Although scholars differ as to the first reliable documentation of Roma in Europe, we can say with certainty that Roma were established in large numbers throughout the Balkans by the fourteenth century. Most Roma settled on the outskirts of existing communities while others remained nomadic. Reported dates of a Rom presence include 1322 in Crete, 1348 in Serbia, 1370 in Wallachia, 1407 in Germany, 1418 in Zurich, 1419 in France, 1422 in Italy, and 1425 in Spain. Since this time, Roma have been indispensable suppliers of diverse services to non-Roma, such as music, entertainment, fortune-telling, metal working, horse dealing, wood working, sieve making, basket weaving, comb making, seasonal agricultural work, and middleman marketing. Many of these trades required nomadism. Roma are extremely adaptable in the area of occupations and they often practice two or three occupations simultaneously or serially.

Initial curiosity about Roma by European people and rulers quickly gave way to hatred and discrimination in virtually every European region, a legacy which has continued until today. In the Romanian principalities of Wallachia and Moldavia, Roma were slaves from the fourteenth to the nineteenth centuries. As bonded serfs owned by noblemen, landowners, monasteries, and the state, they were sold, bartered, flogged, and dehumanized; even their marriages were strictly regulated. As slaves, Roma were an important labor and artisan source, providing skills in gold washing, bear training, woodcarving, blacksmithing, music, etc. Lautari (professional Rom musicians) serfs performed epics and accompanied armies into battle against the Turks. Some musicians belonged to a class of laborers known as laiesi who were allowed to roam in certain areas but were heavily taxed. Although slavery was abolished in 1864, patterns of exploitation have continued.

In other countries, Roma were viewed as outcasts, intruders, and threats, probably because of their dark skin, their association with invading Muslim Ottoman Empire, and their foreign ways. Despite their small numbers, they inspired fear and mistrust and were expelled from virtually every European territory. Bounties were paid for their capture, dead or alive, and repressive measures included confiscation of property and children, forced labor, prison sentences, whipping, branding, and other forms of physical mutilation. Assimilation was attempted in the eighteenth century in the Austro-Hungarian Empire during the reign of Maria Theresa and her son Joseph II by outlawing Romani, Rom music, dress, and nomadism, and banning traditional occupations. Similar assimilationist legislation was enacted in Spain from 1499-1800. In the twentieth century persecution escalated with the Nazi rise to power. Between 1933 and 1945 Roma faced an extermination campaign which is only now being historically investigated. Over 600,000 were murdered, representing between one-fourth and one-fifth of their total population.

Socialist Period

The socialist governments varied as to their specific policies towards Roma, but these governments were united in the drive for assimilation and settlement of the Roma. The goals were to make Roma into socialist workers, to disperse their extended families, and to destroy their social life. In the 1960's in Hungary, for example, thousands of Roma were recruited into mining, heavy industry, and the agricultural sector, usually performing the most dangerous and least paid jobs. In the Balkans, they were recruited into unskilled factory jobs, street cleaning, road maintenance, garbage collection, and state-sponsored musical entertainment. In order to survive, many entered the black market trade an/or became professional musicians in the second economy.

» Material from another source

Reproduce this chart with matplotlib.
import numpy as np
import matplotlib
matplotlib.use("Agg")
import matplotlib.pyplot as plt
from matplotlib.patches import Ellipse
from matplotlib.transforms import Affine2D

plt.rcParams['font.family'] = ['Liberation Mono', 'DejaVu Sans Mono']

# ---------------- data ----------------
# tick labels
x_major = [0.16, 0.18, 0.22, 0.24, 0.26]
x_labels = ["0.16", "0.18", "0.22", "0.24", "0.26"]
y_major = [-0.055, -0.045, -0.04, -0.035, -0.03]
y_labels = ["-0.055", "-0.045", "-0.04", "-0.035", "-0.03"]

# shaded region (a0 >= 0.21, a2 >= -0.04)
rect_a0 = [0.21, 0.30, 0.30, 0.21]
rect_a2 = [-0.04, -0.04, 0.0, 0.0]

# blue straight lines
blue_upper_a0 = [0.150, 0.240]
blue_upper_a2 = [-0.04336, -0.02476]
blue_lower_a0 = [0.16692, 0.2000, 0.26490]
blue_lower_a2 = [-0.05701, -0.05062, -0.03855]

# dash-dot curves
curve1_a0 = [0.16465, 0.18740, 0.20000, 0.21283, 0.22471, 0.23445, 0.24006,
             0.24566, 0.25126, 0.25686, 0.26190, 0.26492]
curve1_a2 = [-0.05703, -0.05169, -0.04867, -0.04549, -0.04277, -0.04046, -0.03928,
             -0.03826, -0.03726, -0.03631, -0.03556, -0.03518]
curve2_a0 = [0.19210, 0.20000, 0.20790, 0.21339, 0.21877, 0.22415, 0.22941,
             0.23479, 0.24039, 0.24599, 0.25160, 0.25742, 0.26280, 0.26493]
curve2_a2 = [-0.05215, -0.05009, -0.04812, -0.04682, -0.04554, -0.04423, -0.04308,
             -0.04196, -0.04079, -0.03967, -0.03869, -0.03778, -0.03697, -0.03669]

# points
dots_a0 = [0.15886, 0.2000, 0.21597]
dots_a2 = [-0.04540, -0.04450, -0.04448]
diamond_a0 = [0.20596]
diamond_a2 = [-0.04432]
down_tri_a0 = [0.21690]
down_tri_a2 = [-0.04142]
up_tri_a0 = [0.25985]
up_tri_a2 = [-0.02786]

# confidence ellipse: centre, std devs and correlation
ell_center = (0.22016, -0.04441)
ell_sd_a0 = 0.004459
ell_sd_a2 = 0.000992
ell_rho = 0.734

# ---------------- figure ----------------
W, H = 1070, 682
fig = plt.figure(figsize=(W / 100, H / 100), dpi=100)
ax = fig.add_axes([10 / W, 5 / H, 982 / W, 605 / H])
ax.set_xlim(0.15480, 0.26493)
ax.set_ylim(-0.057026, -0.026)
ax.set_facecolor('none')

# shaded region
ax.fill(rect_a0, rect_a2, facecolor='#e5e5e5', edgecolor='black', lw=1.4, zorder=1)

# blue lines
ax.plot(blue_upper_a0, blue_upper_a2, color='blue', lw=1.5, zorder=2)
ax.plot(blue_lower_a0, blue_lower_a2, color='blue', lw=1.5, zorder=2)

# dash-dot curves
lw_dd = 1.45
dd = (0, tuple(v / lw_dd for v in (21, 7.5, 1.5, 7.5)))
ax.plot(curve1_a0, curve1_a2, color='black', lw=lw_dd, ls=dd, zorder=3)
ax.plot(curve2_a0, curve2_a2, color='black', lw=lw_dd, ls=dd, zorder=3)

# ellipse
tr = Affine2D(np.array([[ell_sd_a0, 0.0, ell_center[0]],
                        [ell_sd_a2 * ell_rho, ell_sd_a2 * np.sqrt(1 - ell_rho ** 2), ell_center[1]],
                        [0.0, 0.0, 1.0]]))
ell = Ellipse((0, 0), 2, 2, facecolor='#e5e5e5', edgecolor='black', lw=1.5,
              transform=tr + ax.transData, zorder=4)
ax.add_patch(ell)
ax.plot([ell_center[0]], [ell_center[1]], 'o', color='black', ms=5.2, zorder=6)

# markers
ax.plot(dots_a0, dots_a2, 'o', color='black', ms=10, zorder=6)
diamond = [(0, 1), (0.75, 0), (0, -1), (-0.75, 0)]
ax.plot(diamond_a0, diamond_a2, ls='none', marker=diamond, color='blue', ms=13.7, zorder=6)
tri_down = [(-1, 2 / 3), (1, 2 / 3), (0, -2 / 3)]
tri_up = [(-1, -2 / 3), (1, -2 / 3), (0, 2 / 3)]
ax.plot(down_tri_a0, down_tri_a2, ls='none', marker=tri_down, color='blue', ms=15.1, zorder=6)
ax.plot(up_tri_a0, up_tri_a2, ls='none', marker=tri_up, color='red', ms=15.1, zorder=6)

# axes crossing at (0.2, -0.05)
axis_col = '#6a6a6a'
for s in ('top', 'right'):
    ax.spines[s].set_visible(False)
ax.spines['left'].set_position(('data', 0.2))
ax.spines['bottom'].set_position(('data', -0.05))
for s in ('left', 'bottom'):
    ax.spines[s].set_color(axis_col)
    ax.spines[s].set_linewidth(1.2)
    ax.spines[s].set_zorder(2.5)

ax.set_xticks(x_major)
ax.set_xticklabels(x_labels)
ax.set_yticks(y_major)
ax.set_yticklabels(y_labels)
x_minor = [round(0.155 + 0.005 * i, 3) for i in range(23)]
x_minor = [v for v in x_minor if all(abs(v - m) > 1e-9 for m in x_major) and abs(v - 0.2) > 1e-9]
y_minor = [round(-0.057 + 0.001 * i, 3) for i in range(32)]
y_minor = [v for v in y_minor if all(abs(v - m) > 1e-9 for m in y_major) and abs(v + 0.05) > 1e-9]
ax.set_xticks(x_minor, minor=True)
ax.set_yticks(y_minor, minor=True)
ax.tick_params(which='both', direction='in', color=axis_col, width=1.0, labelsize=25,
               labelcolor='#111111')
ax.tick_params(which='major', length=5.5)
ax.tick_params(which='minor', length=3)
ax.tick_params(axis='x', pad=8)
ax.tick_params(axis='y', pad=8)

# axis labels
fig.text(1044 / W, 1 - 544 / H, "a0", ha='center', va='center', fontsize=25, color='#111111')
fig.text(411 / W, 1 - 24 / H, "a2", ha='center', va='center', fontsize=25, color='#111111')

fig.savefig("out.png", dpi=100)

Nomadism was outlawed in Czechoslovakia in 1958 and in Poland in 1964, and drastic measures were sometimes taken, such as shooting horses, removing wheels from caravans, and prohibiting gatherings. In other countries, settlement or resettlement was enforced by tearing down the old ghettos and assigning state housing which dispersed extended families. In the 1960s, the Czechoslovakian government tried a "dispersal and transfer" scheme whereby Slovak Roma would be forcibly relocated to Czech lands which contained a low density of Roma. The plan failed miserably so the government turned to coerced assimilation. In Hungary in 1964, a housing development plan was instituted to improve or destroy 2100 Rom settlements described as "shanty towns;" the results were, in part, positive. Ghettos, however, were sometimes recreated in more isolated locations, such as the 1988 attempt by Hungarian officials to transfer a larger Rom community in Miskolc to a remote site. Public outcry led to the abandonment of this project.

Czechoslovakia enforced the most drastic measures to stem Rom population growth by lowering the birth rate. Beginning in the early 1970s, government social workers encouraged Rom women to have government-paid sterilization by offering them monetary bonuses during economic crises. In addition, some women were sterilized without their consent after undergoing cesarean sections or abortions; there are cases of women in their twenties with one child who have undergone sterilizations without their consent. As a result, a far greater percentage of Rom women were sterilized relative to the entire population. In 1987, for example, 36.6% of women who were sterilized were Rom, while Roma represented 2-3% of the entire population. In 1989 nearly 50% of the women sterilized in Bmo were Roma. In 1979, Charter 77 and other human rights organizations accused the government of attempting to commit genocide of Roma through forced sterilization and the practice of forcibly taking Rom children from their parents.

Sterilizations with monetary incentives continued after the fall of communism until late 1990, when the Committee for Human Rights in Prague brought specific cases of forced sterilization before government prosecutors. Today Roma continue to suffer the effects of sterilization, but no health officials have been prosecuted.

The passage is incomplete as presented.